From a purely scholarly point of view, Kim’s approach to geopolitics lacks complexity and nuance. There are good theories for conducting historical comparisons, e.g. by Jürgen Osterhammel. Scholars must take into account that whatever they compare is fluid and, then have to indicate the axes of comparison and identify and employ patterns of similarity and difference. Kim, however, takes his readers through a wild ride of possible parallels between late antiquity and the modern world. Expressions such as “reminiscent,” “similar,” and “reminds of” are in abundance. For example, the defeats of the Sasanians against the Huns are “reminiscent of the state of China after the catastrophic fall of Maoism and the collapse of Communism in Eastern Europe” (74). The communist party, Kim argues, had to replace Maoism. The Sassanian answer to a similar problem was to recast and rebrand their legitimacy by reinventing history (74), etc. To give another example: “If the Hunnic Empire was arguably the geopolitical equivalent of the ‘Soviet Union’ in Late Antiquity, then the Eastern Roman Empire was arguably the ‘US’ of that era” (54)—but should a geopolitical analysis not take into account that the US was beyond the Atlantic (or the Pacific) from the perspective of the Soviet Union? Kim neglects or downplays conceptual problems like this. To complete his analogy, Kim compares France to the Western Roman Empire because “it actively tried to go its own way” (55f.). What Kim never addresses, however, is whether such comparisons have actual explanatory value or how they are more than arbitrary associations.

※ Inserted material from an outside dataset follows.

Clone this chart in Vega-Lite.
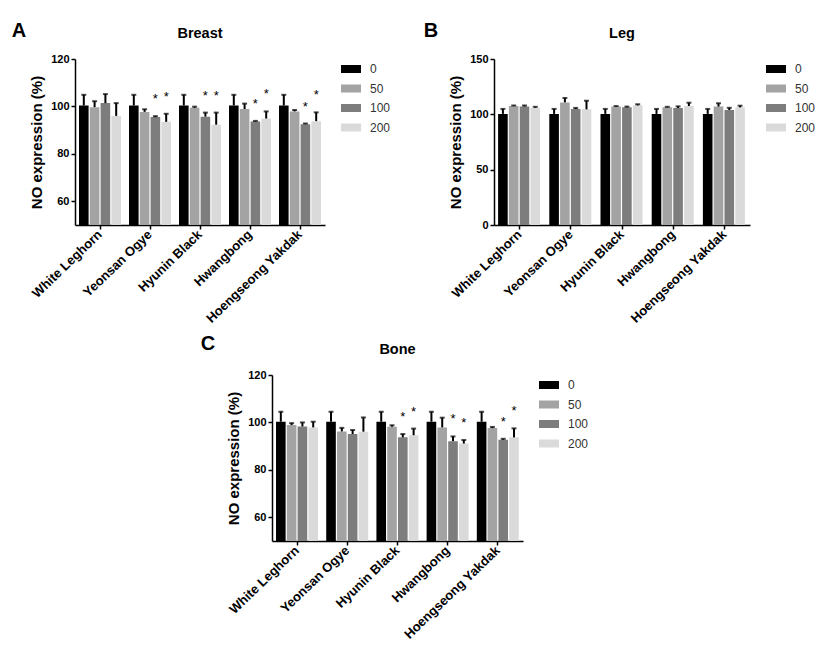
{
  "$schema": "https://vega.github.io/schema/vega-lite/v6.json",
  "padding": {"left": 11, "top": 20, "right": 5, "bottom": 5},
  "datasets": {
    "d": [
      {"panel": "Breast", "breed": "White Leghorn", "conc": "0", "value": 100.4, "err": 4.5, "star": 0},
      {"panel": "Breast", "breed": "White Leghorn", "conc": "50", "value": 99.7, "err": 2.5, "star": 0},
      {"panel": "Breast", "breed": "White Leghorn", "conc": "100", "value": 101.4, "err": 3.8, "star": 0},
      {"panel": "Breast", "breed": "White Leghorn", "conc": "200", "value": 96.0, "err": 5.4, "star": 0},
      {"panel": "Breast", "breed": "Yeonsan Ogye", "conc": "0", "value": 100.4, "err": 4.5, "star": 0},
      {"panel": "Breast", "breed": "Yeonsan Ogye", "conc": "50", "value": 97.7, "err": 1.1, "star": 0},
      {"panel": "Breast", "breed": "Yeonsan Ogye", "conc": "100", "value": 95.5, "err": 0.4, "star": 1},
      {"panel": "Breast", "breed": "Yeonsan Ogye", "conc": "200", "value": 93.5, "err": 3.4, "star": 1},
      {"panel": "Breast", "breed": "Hyunin Black", "conc": "0", "value": 100.4, "err": 4.5, "star": 0},
      {"panel": "Breast", "breed": "Hyunin Black", "conc": "50", "value": 99.4, "err": 0.5, "star": 0},
      {"panel": "Breast", "breed": "Hyunin Black", "conc": "100", "value": 95.7, "err": 1.7, "star": 1},
      {"panel": "Breast", "breed": "Hyunin Black", "conc": "200", "value": 92.3, "err": 5.1, "star": 1},
      {"panel": "Breast", "breed": "Hwangbong", "conc": "0", "value": 100.4, "err": 4.5, "star": 0},
      {"panel": "Breast", "breed": "Hwangbong", "conc": "50", "value": 98.9, "err": 2.3, "star": 0},
      {"panel": "Breast", "breed": "Hwangbong", "conc": "100", "value": 93.6, "err": 0.3, "star": 1},
      {"panel": "Breast", "breed": "Hwangbong", "conc": "200", "value": 94.9, "err": 3.0, "star": 1},
      {"panel": "Breast", "breed": "Hoengseong Yakdak", "conc": "0", "value": 100.4, "err": 4.5, "star": 0},
      {"panel": "Breast", "breed": "Hoengseong Yakdak", "conc": "50", "value": 97.9, "err": 0.6, "star": 0},
      {"panel": "Breast", "breed": "Hoengseong Yakdak", "conc": "100", "value": 92.5, "err": 0.3, "star": 1},
      {"panel": "Breast", "breed": "Hoengseong Yakdak", "conc": "200", "value": 93.8, "err": 3.7, "star": 1},
      {"panel": "Leg", "breed": "White Leghorn", "conc": "0", "value": 100.4, "err": 4.5, "star": 0},
      {"panel": "Leg", "breed": "White Leghorn", "conc": "50", "value": 107.5, "err": 0.5, "star": 0},
      {"panel": "Leg", "breed": "White Leghorn", "conc": "100", "value": 107.0, "err": 1.0, "star": 0},
      {"panel": "Leg", "breed": "White Leghorn", "conc": "200", "value": 106.0, "err": 0.8, "star": 0},
      {"panel": "Leg", "breed": "Yeonsan Ogye", "conc": "0", "value": 100.4, "err": 4.5, "star": 0},
      {"panel": "Leg", "breed": "Yeonsan Ogye", "conc": "50", "value": 110.8, "err": 4.0, "star": 0},
      {"panel": "Leg", "breed": "Yeonsan Ogye", "conc": "100", "value": 104.8, "err": 1.0, "star": 0},
      {"panel": "Leg", "breed": "Yeonsan Ogye", "conc": "200", "value": 104.5, "err": 7.8, "star": 0},
      {"panel": "Leg", "breed": "Hyunin Black", "conc": "0", "value": 100.4, "err": 4.5, "star": 0},
      {"panel": "Leg", "breed": "Hyunin Black", "conc": "50", "value": 107.0, "err": 0.5, "star": 0},
      {"panel": "Leg", "breed": "Hyunin Black", "conc": "100", "value": 106.3, "err": 0.7, "star": 0},
      {"panel": "Leg", "breed": "Hyunin Black", "conc": "200", "value": 108.1, "err": 1.0, "star": 0},
      {"panel": "Leg", "breed": "Hwangbong", "conc": "0", "value": 100.4, "err": 4.5, "star": 0},
      {"panel": "Leg", "breed": "Hwangbong", "conc": "50", "value": 106.3, "err": 0.5, "star": 0},
      {"panel": "Leg", "breed": "Hwangbong", "conc": "100", "value": 105.7, "err": 1.5, "star": 0},
      {"panel": "Leg", "breed": "Hwangbong", "conc": "200", "value": 107.5, "err": 3.0, "star": 0},
      {"panel": "Leg", "breed": "Hoengseong Yakdak", "conc": "0", "value": 100.4, "err": 4.5, "star": 0},
      {"panel": "Leg", "breed": "Hoengseong Yakdak", "conc": "50", "value": 107.0, "err": 3.0, "star": 0},
      {"panel": "Leg", "breed": "Hoengseong Yakdak", "conc": "100", "value": 103.9, "err": 2.0, "star": 0},
      {"panel": "Leg", "breed": "Hoengseong Yakdak", "conc": "200", "value": 106.3, "err": 1.5, "star": 0},
      {"panel": "Bone", "breed": "White Leghorn", "conc": "0", "value": 100.3, "err": 4.2, "star": 0},
      {"panel": "Bone", "breed": "White Leghorn", "conc": "50", "value": 98.9, "err": 0.8, "star": 0},
      {"panel": "Bone", "breed": "White Leghorn", "conc": "100", "value": 98.3, "err": 1.7, "star": 0},
      {"panel": "Bone", "breed": "White Leghorn", "conc": "200", "value": 97.9, "err": 2.4, "star": 0},
      {"panel": "Bone", "breed": "Yeonsan Ogye", "conc": "0", "value": 100.3, "err": 4.2, "star": 0},
      {"panel": "Bone", "breed": "Yeonsan Ogye", "conc": "50", "value": 96.2, "err": 1.5, "star": 0},
      {"panel": "Bone", "breed": "Yeonsan Ogye", "conc": "100", "value": 95.1, "err": 1.7, "star": 0},
      {"panel": "Bone", "breed": "Yeonsan Ogye", "conc": "200", "value": 96.1, "err": 6.0, "star": 0},
      {"panel": "Bone", "breed": "Hyunin Black", "conc": "0", "value": 100.3, "err": 4.2, "star": 0},
      {"panel": "Bone", "breed": "Hyunin Black", "conc": "50", "value": 98.2, "err": 0.6, "star": 0},
      {"panel": "Bone", "breed": "Hyunin Black", "conc": "100", "value": 93.7, "err": 1.4, "star": 1},
      {"panel": "Bone", "breed": "Hyunin Black", "conc": "200", "value": 94.6, "err": 2.8, "star": 1},
      {"panel": "Bone", "breed": "Hwangbong", "conc": "0", "value": 100.3, "err": 4.2, "star": 0},
      {"panel": "Bone", "breed": "Hwangbong", "conc": "50", "value": 97.9, "err": 4.1, "star": 0},
      {"panel": "Bone", "breed": "Hwangbong", "conc": "100", "value": 92.1, "err": 2.0, "star": 1},
      {"panel": "Bone", "breed": "Hwangbong", "conc": "200", "value": 91.1, "err": 1.5, "star": 1},
      {"panel": "Bone", "breed": "Hoengseong Yakdak", "conc": "0", "value": 100.3, "err": 4.2, "star": 0},
      {"panel": "Bone", "breed": "Hoengseong Yakdak", "conc": "50", "value": 97.6, "err": 0.5, "star": 0},
      {"panel": "Bone", "breed": "Hoengseong Yakdak", "conc": "100", "value": 92.7, "err": 0.4, "star": 1},
      {"panel": "Bone", "breed": "Hoengseong Yakdak", "conc": "200", "value": 93.7, "err": 3.8, "star": 1}
    ]
  },
  "spacing": 7,
  "resolve": {"scale": {"color": "independent"}, "legend": {"color": "independent"}},
  "vconcat": [
    {
      "spacing": 32,
      "resolve": {"scale": {"color": "independent"}, "legend": {"color": "independent"}},
      "hconcat": [
        {
          "title": {"text": "A", "anchor": "start", "fontSize": 20, "fontWeight": "bold", "offset": -15, "dx": -18},
          "resolve": {"scale": {"color": "independent"}, "legend": {"color": "independent"}},
          "vconcat": [
            {
              "data": {"name": "d"},
              "title": {"text": "Breast", "frame": "group", "fontSize": 14.5, "fontWeight": "bold", "offset": 12},
              "width": 250, "height": 166,
              "transform": [{"filter": "datum.panel == 'Breast'"}, {"calculate": "datum.value + datum.err", "as": "hi"}],
              "encoding": {
                "x": {"field": "breed", "type": "nominal", "sort": ["White Leghorn", "Yeonsan Ogye", "Hyunin Black", "Hwangbong", "Hoengseong Yakdak"], "scale": {"paddingInner": 0.16, "paddingOuter": 0.08}, "axis": {"title": null}},
                "xOffset": {"field": "conc", "type": "nominal", "sort": ["0", "50", "100", "200"], "scale": {"paddingInner": 0.11}}
              },
              "layer": [
                {"mark": {"type": "bar", "clip": true},
                 "encoding": {
                   "y": {"field": "value", "type": "quantitative", "scale": {"domain": [50, 120], "nice": false}, "axis": {"values": [60, 80, 100, 120], "title": "NO expression (%)"}},
                   "color": {"field": "conc", "type": "nominal", "sort": ["0", "50", "100", "200"], "scale": {"domain": ["0", "50", "100", "200"], "range": ["#000000", "#a3a3a3", "#7d7d7d", "#dadada"]}, "legend": {"title": null}}
                 }},
                {"mark": {"type": "rule", "strokeWidth": 2, "color": "#000"}, "encoding": {"y": {"field": "value", "type": "quantitative"}, "y2": {"field": "hi"}}},
                {"mark": {"type": "tick", "thickness": 2, "size": 5, "color": "#000"}, "encoding": {"y": {"field": "hi", "type": "quantitative"}}},
                {"transform": [{"filter": "datum.star == 1"}], "mark": {"type": "text", "text": "*", "dy": -17, "fontSize": 13, "color": "#000"}, "encoding": {"y": {"field": "hi", "type": "quantitative"}}}
              ]
            }
          ]
        },
        {
          "title": {"text": "B", "anchor": "start", "fontSize": 20, "fontWeight": "bold", "offset": -15, "dx": -25},
          "resolve": {"scale": {"color": "independent"}, "legend": {"color": "independent"}},
          "vconcat": [
            {
              "data": {"name": "d"},
              "title": {"text": "Leg", "frame": "group", "fontSize": 14.5, "fontWeight": "bold", "offset": 12},
              "width": 256, "height": 166,
              "transform": [{"filter": "datum.panel == 'Leg'"}, {"calculate": "datum.value + datum.err", "as": "hi"}],
              "encoding": {
                "x": {"field": "breed", "type": "nominal", "sort": ["White Leghorn", "Yeonsan Ogye", "Hyunin Black", "Hwangbong", "Hoengseong Yakdak"], "scale": {"paddingInner": 0.16, "paddingOuter": 0.08}, "axis": {"title": null}},
                "xOffset": {"field": "conc", "type": "nominal", "sort": ["0", "50", "100", "200"], "scale": {"paddingInner": 0.11}}
              },
              "layer": [
                {"mark": {"type": "bar", "clip": true},
                 "encoding": {
                   "y": {"field": "value", "type": "quantitative", "scale": {"domain": [0, 150], "nice": false}, "axis": {"values": [0, 50, 100, 150], "title": "NO expression (%)"}},
                   "color": {"field": "conc", "type": "nominal", "sort": ["0", "50", "100", "200"], "scale": {"domain": ["0", "50", "100", "200"], "range": ["#000000", "#a3a3a3", "#7d7d7d", "#dadada"]}, "legend": {"title": null}}
                 }},
                {"mark": {"type": "rule", "strokeWidth": 2, "color": "#000"}, "encoding": {"y": {"field": "value", "type": "quantitative"}, "y2": {"field": "hi"}}},
                {"mark": {"type": "tick", "thickness": 2, "size": 5, "color": "#000"}, "encoding": {"y": {"field": "hi", "type": "quantitative"}}}
              ]
            }
          ]
        }
      ]
    },
    {
      "spacing": 0,
      "resolve": {"scale": {"color": "independent"}, "legend": {"color": "independent"}},
      "hconcat": [
        {
          "data": {"values": [{}]},
          "width": 125, "height": 1,
          "mark": {"type": "point", "opacity": 0},
          "encoding": {}
        },
        {
          "title": {"text": "C", "anchor": "start", "fontSize": 20, "fontWeight": "bold", "offset": -12, "dx": -26},
          "resolve": {"scale": {"color": "independent"}, "legend": {"color": "independent"}},
          "vconcat": [
            {
              "data": {"name": "d"},
              "title": {"text": "Bone", "frame": "group", "fontSize": 14.5, "fontWeight": "bold", "offset": 12},
              "width": 251, "height": 166,
              "transform": [{"filter": "datum.panel == 'Bone'"}, {"calculate": "datum.value + datum.err", "as": "hi"}],
              "encoding": {
                "x": {"field": "breed", "type": "nominal", "sort": ["White Leghorn", "Yeonsan Ogye", "Hyunin Black", "Hwangbong", "Hoengseong Yakdak"], "scale": {"paddingInner": 0.16, "paddingOuter": 0.08}, "axis": {"title": null}},
                "xOffset": {"field": "conc", "type": "nominal", "sort": ["0", "50", "100", "200"], "scale": {"paddingInner": 0.11}}
              },
              "layer": [
                {"mark": {"type": "bar", "clip": true},
                 "encoding": {
                   "y": {"field": "value", "type": "quantitative", "scale": {"domain": [50, 120], "nice": false}, "axis": {"values": [60, 80, 100, 120], "title": "NO expression (%)"}},
                   "color": {"field": "conc", "type": "nominal", "sort": ["0", "50", "100", "200"], "scale": {"domain": ["0", "50", "100", "200"], "range": ["#000000", "#a3a3a3", "#7d7d7d", "#dadada"]}, "legend": {"title": null}}
                 }},
                {"mark": {"type": "rule", "strokeWidth": 2, "color": "#000"}, "encoding": {"y": {"field": "value", "type": "quantitative"}, "y2": {"field": "hi"}}},
                {"mark": {"type": "tick", "thickness": 2, "size": 5, "color": "#000"}, "encoding": {"y": {"field": "hi", "type": "quantitative"}}},
                {"transform": [{"filter": "datum.star == 1"}], "mark": {"type": "text", "text": "*", "dy": -17, "fontSize": 13, "color": "#000"}, "encoding": {"y": {"field": "hi", "type": "quantitative"}}}
              ]
            }
          ]
        }
      ]
    }
  ],
  "config": {
    "font": "Liberation Sans",
    "background": "#ffffff",
    "view": {"stroke": null},
    "axis": {"domainColor": "#000", "domainWidth": 1.5, "tickColor": "#000", "tickWidth": 1.5, "tickSize": 4, "labelColor": "#000", "labelFontWeight": "bold", "titleFontWeight": "bold", "titleColor": "#000", "grid": false},
    "axisY": {"labelFontSize": 11, "titleFontSize": 15, "titlePadding": 6, "labelPadding": 2},
    "axisX": {"labelFontSize": 13, "labelAngle": -44, "labelAlign": "right", "labelBaseline": "middle", "labelPadding": 3},
    "legend": {"symbolType": "M-1,-0.4H1V0.4H-1Z", "symbolSize": 400, "symbolStrokeWidth": 0, "labelFontSize": 12, "labelColor": "#333", "rowPadding": 3.5, "offset": 16, "labelOffset": 9},
    "title": {"color": "#000"}
  }
}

I did not find any methodological reflection about the outlined comparisons that meets the prevailing standards of contemporary social science. If history is written and analyzed in this one-dimensional way, it lends itself to misuse. Simplifications dominate many political debates today. Historians, however, are trained to think in a multifaceted way. If they want to be taken more seriously than spin doctors, they should not abandon the complexity of their reasoning.
Notes
[1] E.g. The Huns, Rome and the Birth of Europe, Cambridge: Cambridge University Press, 2013, The Huns, London: Routledge, 2016.
[2] Mischa Meier in: sehepunkte 19 (2019), Nr. 9 [15.09.2019]; Christian Michel in: H-Soz-Kult 18.11.2019.
[3] Jakub J. Grygiel, Great Powers and Geopolitical Change, Baltimore: Johns Hopkins University Press, 2007. However, some of Grygiel’s conclusions are criticised by Kim himself.